What this task involves ▸ Each line containing the word "chart" must be collected.

Information provided ▸
########

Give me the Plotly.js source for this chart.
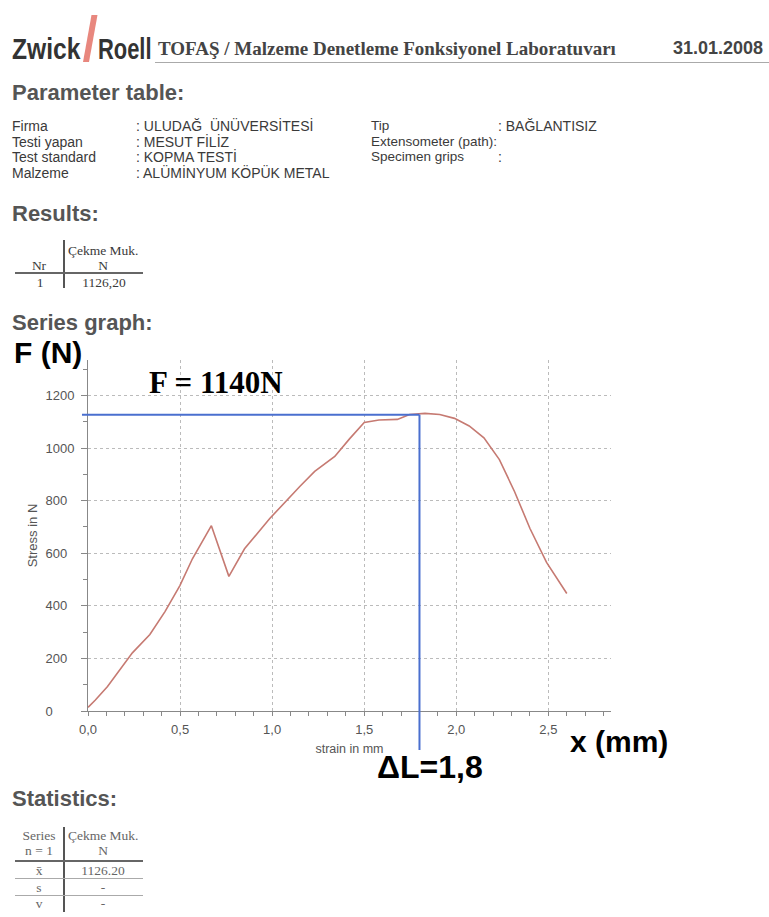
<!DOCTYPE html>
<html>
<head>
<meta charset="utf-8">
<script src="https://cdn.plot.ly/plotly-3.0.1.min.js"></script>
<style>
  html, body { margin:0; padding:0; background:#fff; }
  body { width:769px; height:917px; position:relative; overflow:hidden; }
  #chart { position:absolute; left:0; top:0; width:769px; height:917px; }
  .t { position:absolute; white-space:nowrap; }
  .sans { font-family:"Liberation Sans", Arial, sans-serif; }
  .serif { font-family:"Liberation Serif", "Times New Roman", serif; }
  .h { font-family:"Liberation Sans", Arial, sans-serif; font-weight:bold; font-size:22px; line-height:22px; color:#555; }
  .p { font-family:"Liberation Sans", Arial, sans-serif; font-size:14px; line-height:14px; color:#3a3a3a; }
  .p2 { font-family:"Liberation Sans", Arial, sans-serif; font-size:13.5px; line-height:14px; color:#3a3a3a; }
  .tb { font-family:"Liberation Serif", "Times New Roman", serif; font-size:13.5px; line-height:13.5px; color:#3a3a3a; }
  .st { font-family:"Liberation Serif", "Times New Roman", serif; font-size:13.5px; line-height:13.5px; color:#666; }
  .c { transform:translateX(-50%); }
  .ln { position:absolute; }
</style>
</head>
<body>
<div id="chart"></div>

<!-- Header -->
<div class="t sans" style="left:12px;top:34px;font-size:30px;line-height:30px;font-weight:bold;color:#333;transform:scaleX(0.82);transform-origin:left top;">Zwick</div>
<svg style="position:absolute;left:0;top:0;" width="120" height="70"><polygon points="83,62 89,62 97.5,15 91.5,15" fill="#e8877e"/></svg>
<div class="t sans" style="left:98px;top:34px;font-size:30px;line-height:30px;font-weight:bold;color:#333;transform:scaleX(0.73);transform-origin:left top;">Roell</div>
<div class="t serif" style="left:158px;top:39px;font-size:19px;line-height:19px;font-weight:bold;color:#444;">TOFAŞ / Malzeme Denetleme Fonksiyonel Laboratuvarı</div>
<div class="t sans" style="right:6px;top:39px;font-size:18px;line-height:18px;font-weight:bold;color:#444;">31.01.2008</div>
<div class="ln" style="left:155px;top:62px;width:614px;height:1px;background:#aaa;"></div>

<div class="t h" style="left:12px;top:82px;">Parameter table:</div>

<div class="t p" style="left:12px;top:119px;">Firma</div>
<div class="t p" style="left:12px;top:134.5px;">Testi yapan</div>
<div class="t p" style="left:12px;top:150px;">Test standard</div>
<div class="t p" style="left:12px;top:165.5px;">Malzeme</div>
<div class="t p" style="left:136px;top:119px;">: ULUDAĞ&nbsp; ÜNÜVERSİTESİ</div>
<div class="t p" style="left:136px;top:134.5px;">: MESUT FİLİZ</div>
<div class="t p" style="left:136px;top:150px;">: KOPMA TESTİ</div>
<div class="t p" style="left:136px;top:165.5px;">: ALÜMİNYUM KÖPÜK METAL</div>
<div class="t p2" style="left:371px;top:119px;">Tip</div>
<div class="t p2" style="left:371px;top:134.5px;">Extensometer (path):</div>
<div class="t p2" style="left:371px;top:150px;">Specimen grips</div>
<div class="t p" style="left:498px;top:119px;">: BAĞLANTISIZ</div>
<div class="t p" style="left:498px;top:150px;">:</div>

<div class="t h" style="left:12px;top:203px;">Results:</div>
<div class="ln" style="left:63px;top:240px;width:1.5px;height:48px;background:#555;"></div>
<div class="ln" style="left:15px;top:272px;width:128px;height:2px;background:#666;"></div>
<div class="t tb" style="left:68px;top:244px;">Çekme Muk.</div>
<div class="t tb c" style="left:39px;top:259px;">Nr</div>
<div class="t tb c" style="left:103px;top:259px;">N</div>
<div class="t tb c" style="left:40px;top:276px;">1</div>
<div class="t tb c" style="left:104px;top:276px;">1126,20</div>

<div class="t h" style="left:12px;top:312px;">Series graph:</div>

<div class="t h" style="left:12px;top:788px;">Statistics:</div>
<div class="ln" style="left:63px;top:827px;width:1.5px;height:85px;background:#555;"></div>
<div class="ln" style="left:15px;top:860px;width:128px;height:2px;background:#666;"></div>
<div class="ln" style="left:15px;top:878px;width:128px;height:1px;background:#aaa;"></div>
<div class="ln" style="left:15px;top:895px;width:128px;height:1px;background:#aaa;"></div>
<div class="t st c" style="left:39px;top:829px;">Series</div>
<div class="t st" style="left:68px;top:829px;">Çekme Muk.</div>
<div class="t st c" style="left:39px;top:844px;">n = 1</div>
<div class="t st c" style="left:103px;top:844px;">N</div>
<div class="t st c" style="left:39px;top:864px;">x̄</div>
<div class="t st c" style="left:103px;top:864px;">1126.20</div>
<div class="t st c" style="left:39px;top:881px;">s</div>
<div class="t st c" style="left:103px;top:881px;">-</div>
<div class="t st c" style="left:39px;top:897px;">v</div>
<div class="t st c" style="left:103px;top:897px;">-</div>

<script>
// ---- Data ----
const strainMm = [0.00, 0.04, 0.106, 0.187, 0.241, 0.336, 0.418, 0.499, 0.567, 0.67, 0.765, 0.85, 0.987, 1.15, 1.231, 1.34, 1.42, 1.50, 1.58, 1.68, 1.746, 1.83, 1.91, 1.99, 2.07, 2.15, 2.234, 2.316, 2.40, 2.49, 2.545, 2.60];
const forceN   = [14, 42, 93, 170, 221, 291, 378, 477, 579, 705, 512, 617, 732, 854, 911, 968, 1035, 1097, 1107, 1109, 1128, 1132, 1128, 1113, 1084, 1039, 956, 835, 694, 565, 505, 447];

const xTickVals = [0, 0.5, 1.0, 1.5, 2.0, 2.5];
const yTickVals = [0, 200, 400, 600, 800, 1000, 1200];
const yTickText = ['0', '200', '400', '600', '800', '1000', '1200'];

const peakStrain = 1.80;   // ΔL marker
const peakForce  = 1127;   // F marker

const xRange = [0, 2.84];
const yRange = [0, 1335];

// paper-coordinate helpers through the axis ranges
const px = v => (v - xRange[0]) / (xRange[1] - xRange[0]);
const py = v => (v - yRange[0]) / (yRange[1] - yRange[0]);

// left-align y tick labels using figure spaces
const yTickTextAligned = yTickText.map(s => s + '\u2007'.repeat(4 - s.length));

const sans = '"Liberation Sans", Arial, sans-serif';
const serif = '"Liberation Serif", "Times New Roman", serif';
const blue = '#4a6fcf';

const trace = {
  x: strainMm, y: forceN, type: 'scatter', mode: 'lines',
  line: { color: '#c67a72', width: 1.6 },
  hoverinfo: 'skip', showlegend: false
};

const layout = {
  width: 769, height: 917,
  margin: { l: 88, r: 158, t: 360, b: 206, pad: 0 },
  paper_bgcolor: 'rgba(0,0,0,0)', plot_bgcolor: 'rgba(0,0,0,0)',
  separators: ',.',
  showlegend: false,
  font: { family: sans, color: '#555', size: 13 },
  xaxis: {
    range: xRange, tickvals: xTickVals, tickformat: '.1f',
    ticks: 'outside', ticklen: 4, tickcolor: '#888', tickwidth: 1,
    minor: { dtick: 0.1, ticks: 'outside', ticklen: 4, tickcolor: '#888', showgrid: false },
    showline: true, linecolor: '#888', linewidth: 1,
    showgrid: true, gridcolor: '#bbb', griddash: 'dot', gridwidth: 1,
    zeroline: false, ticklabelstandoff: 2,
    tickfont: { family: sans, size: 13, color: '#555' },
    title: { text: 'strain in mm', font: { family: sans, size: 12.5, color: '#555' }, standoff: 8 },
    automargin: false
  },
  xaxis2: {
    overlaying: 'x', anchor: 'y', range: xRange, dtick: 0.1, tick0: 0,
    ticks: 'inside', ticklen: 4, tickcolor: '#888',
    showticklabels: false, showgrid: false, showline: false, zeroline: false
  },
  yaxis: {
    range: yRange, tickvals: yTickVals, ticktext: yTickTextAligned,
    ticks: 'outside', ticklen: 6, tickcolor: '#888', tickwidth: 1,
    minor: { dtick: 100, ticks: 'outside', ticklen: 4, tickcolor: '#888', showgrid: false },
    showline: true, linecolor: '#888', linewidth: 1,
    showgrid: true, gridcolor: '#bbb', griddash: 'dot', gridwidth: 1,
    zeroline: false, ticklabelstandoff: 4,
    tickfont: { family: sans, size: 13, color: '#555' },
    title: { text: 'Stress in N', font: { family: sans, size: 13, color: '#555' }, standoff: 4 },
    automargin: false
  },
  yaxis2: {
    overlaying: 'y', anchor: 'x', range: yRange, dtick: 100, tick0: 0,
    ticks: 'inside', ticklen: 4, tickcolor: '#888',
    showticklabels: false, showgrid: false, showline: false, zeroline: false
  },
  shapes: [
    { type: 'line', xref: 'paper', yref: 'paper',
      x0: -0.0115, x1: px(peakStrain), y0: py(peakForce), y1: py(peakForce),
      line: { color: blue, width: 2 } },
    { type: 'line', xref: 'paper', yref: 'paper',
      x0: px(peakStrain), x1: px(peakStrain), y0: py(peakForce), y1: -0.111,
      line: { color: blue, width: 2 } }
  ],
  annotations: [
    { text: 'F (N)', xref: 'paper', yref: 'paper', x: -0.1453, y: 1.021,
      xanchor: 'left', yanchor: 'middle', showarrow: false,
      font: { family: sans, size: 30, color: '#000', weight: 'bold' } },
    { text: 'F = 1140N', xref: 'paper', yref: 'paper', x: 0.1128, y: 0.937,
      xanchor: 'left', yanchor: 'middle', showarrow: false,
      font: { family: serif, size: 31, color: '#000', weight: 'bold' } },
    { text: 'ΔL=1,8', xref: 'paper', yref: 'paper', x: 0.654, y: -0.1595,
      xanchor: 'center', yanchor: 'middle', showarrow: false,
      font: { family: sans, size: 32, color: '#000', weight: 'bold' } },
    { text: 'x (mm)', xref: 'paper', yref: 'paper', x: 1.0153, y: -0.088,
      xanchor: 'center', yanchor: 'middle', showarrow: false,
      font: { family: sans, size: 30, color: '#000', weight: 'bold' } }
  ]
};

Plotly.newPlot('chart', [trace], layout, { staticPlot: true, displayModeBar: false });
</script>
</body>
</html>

########

Problem solution ▸
Give me the Plotly.js source for this chart.
  #chart { position:absolute; left:0; top:0; width:769px; height:917px; }
<div id="chart"></div>
Plotly.newPlot('chart', [trace], layout, { staticPlot: true, displayModeBar: false });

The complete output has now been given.